[Records with drawing code]

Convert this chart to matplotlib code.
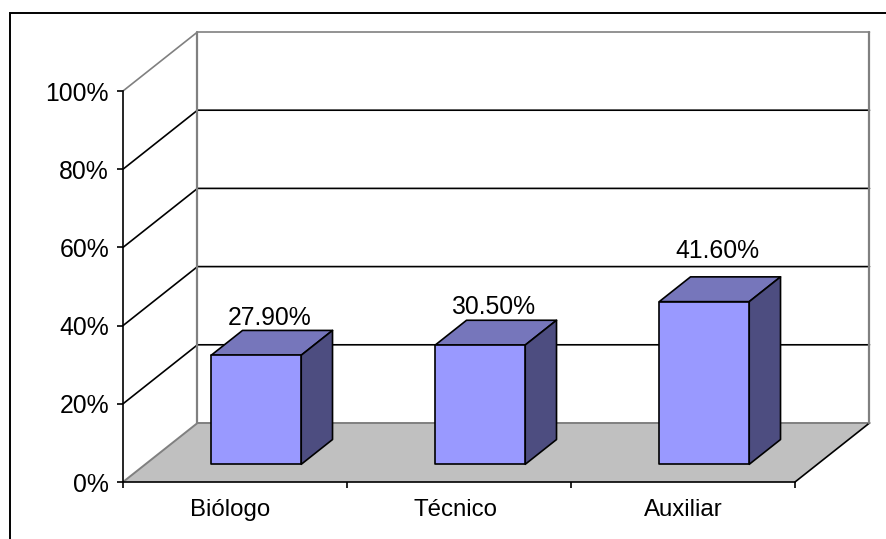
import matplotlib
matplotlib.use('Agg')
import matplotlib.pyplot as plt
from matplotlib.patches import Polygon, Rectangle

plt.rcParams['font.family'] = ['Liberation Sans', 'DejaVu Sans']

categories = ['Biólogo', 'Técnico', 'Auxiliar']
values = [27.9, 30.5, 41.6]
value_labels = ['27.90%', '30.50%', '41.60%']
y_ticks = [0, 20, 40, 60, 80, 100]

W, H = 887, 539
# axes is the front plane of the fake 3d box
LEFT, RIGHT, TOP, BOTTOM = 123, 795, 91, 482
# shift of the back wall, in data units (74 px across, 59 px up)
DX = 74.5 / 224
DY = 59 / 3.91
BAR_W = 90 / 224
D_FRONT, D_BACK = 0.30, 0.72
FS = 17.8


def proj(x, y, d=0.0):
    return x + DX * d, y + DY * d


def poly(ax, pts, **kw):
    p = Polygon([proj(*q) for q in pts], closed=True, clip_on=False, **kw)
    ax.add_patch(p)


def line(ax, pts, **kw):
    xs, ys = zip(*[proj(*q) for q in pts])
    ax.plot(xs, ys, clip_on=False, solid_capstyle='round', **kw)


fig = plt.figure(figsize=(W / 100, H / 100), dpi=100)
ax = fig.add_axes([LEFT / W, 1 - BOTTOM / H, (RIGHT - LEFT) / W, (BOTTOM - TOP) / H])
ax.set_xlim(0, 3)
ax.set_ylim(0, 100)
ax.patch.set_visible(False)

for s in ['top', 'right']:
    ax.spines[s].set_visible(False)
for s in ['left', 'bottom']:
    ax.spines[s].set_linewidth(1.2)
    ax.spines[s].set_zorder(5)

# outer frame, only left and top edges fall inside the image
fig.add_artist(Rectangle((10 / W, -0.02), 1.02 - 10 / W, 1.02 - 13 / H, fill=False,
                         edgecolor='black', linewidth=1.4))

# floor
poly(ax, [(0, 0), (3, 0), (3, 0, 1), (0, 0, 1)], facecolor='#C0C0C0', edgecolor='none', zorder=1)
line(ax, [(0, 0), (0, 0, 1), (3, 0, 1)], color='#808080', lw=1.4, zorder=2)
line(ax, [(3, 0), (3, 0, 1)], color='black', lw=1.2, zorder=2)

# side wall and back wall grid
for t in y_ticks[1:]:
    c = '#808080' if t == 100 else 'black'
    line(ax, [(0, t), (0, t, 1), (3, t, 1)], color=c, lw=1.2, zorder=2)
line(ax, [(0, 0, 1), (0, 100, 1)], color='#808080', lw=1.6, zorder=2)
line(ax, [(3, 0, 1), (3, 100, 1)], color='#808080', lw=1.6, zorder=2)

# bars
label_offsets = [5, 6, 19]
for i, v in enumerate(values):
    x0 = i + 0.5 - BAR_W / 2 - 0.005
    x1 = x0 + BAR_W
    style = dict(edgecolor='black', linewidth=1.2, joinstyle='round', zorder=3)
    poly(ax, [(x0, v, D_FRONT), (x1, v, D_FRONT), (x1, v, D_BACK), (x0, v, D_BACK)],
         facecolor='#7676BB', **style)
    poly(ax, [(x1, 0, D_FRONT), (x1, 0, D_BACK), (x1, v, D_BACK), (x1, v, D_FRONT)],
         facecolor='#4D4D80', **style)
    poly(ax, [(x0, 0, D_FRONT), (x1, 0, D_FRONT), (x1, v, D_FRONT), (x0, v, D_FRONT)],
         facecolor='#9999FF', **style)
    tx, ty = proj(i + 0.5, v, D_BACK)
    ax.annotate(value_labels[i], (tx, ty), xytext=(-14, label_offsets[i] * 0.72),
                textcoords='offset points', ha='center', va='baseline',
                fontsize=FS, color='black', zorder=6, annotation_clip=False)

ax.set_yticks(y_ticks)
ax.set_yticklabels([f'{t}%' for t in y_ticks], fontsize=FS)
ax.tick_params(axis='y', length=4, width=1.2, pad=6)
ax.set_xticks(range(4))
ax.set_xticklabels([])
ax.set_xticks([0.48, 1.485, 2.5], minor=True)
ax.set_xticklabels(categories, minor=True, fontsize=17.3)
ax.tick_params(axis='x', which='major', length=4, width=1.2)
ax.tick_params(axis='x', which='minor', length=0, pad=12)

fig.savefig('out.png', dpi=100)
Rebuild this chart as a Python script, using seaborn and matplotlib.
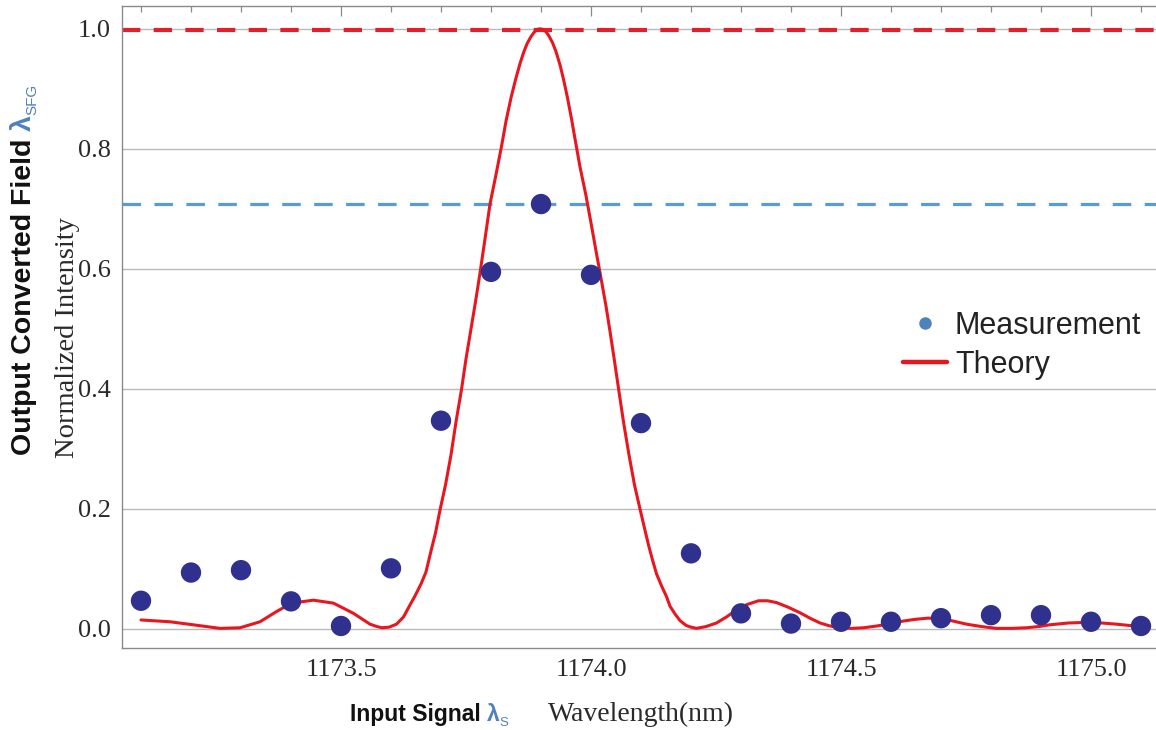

## TASK TO CARRY OUT
Images do not belong in the copy; reproduce all other parts of the records above verbatim.

## ANSWER
Convert this chart to matplotlib code.
import matplotlib
matplotlib.use('Agg')
import matplotlib.pyplot as plt
from matplotlib.patches import Polygon, Rectangle

plt.rcParams['font.family'] = ['Liberation Sans', 'DejaVu Sans']

categories = ['Biólogo', 'Técnico', 'Auxiliar']
values = [27.9, 30.5, 41.6]
value_labels = ['27.90%', '30.50%', '41.60%']
y_ticks = [0, 20, 40, 60, 80, 100]

W, H = 887, 539
# axes is the front plane of the fake 3d box
LEFT, RIGHT, TOP, BOTTOM = 123, 795, 91, 482
# shift of the back wall, in data units (74 px across, 59 px up)
DX = 74.5 / 224
DY = 59 / 3.91
BAR_W = 90 / 224
D_FRONT, D_BACK = 0.30, 0.72
FS = 17.8


def proj(x, y, d=0.0):
    return x + DX * d, y + DY * d


def poly(ax, pts, **kw):
    p = Polygon([proj(*q) for q in pts], closed=True, clip_on=False, **kw)
    ax.add_patch(p)


def line(ax, pts, **kw):
    xs, ys = zip(*[proj(*q) for q in pts])
    ax.plot(xs, ys, clip_on=False, solid_capstyle='round', **kw)


fig = plt.figure(figsize=(W / 100, H / 100), dpi=100)
ax = fig.add_axes([LEFT / W, 1 - BOTTOM / H, (RIGHT - LEFT) / W, (BOTTOM - TOP) / H])
ax.set_xlim(0, 3)
ax.set_ylim(0, 100)
ax.patch.set_visible(False)

for s in ['top', 'right']:
    ax.spines[s].set_visible(False)
for s in ['left', 'bottom']:
    ax.spines[s].set_linewidth(1.2)
    ax.spines[s].set_zorder(5)

# outer frame, only left and top edges fall inside the image
fig.add_artist(Rectangle((10 / W, -0.02), 1.02 - 10 / W, 1.02 - 13 / H, fill=False,
                         edgecolor='black', linewidth=1.4))

# floor
poly(ax, [(0, 0), (3, 0), (3, 0, 1), (0, 0, 1)], facecolor='#C0C0C0', edgecolor='none', zorder=1)
line(ax, [(0, 0), (0, 0, 1), (3, 0, 1)], color='#808080', lw=1.4, zorder=2)
line(ax, [(3, 0), (3, 0, 1)], color='black', lw=1.2, zorder=2)

# side wall and back wall grid
for t in y_ticks[1:]:
    c = '#808080' if t == 100 else 'black'
    line(ax, [(0, t), (0, t, 1), (3, t, 1)], color=c, lw=1.2, zorder=2)
line(ax, [(0, 0, 1), (0, 100, 1)], color='#808080', lw=1.6, zorder=2)
line(ax, [(3, 0, 1), (3, 100, 1)], color='#808080', lw=1.6, zorder=2)

# bars
label_offsets = [5, 6, 19]
for i, v in enumerate(values):
    x0 = i + 0.5 - BAR_W / 2 - 0.005
    x1 = x0 + BAR_W
    style = dict(edgecolor='black', linewidth=1.2, joinstyle='round', zorder=3)
    poly(ax, [(x0, v, D_FRONT), (x1, v, D_FRONT), (x1, v, D_BACK), (x0, v, D_BACK)],
         facecolor='#7676BB', **style)
    poly(ax, [(x1, 0, D_FRONT), (x1, 0, D_BACK), (x1, v, D_BACK), (x1, v, D_FRONT)],
         facecolor='#4D4D80', **style)
    poly(ax, [(x0, 0, D_FRONT), (x1, 0, D_FRONT), (x1, v, D_FRONT), (x0, v, D_FRONT)],
         facecolor='#9999FF', **style)
    tx, ty = proj(i + 0.5, v, D_BACK)
    ax.annotate(value_labels[i], (tx, ty), xytext=(-14, label_offsets[i] * 0.72),
                textcoords='offset points', ha='center', va='baseline',
                fontsize=FS, color='black', zorder=6, annotation_clip=False)

ax.set_yticks(y_ticks)
ax.set_yticklabels([f'{t}%' for t in y_ticks], fontsize=FS)
ax.tick_params(axis='y', length=4, width=1.2, pad=6)
ax.set_xticks(range(4))
ax.set_xticklabels([])
ax.set_xticks([0.48, 1.485, 2.5], minor=True)
ax.set_xticklabels(categories, minor=True, fontsize=17.3)
ax.tick_params(axis='x', which='major', length=4, width=1.2)
ax.tick_params(axis='x', which='minor', length=0, pad=12)

fig.savefig('out.png', dpi=100)
Rebuild this chart as a Python script, using seaborn and matplotlib.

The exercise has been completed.